Olha, Pedro, essa de deitar papel na sanita é boa, mas só quando vives num andar superior do prédio. Senão (e apesar de a sanita aparentemente estar bem aparafusada no chão) pode acontecer (já me aconteceu...) que um dia te apareça uma borra de cor, composição e cheiro indiscritível.
Já partilhei um segundo andar com um professor de alemão que começou a despejar na sanita a areia suja da sua gatinha (realmente, isso não se faz). Em pouco tempo conseguiu hostilizar os inquilinos do prédio todo. Só que ele andava muito bem vestido e eu era um músico de rua esfarrapado: os olhares de ódio eram todos para mim!
Mas vinguei-me!
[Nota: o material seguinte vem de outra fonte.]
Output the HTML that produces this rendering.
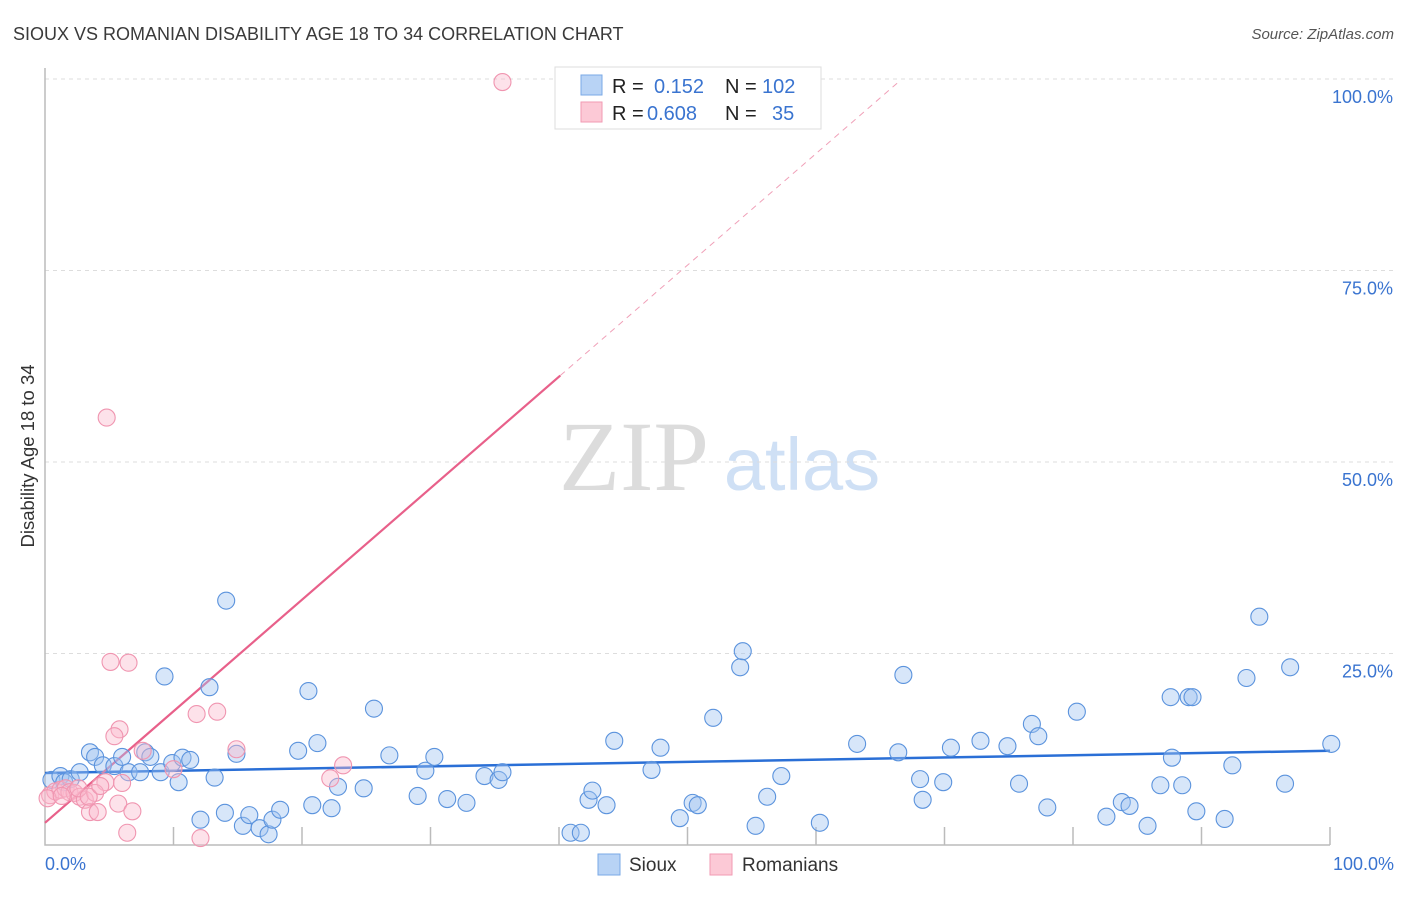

A gata chamava-se Celeste, um nome ridículo, chamar Celeste a uma gata, que mariquice é esta, haha! Decidi rebaptizá-la. Tratei-a por Pushkine e ela gostou. Logo ela começou a passar mais tempo no meu quarto, já não obedecia ao chamamento "Celeste, vem cá!" do dono. Vivemos momentos bonitos, eu e a Celeste. Fiz uma sessão fotográfica com ela, até gravei uma cassete com uma conversa íntima... mais não posso revelar.

Pedro Fiuza disse...

hehehe

Anónimo disse...

Vivemos momentos bonitos, eu e PUSHKINE, claro!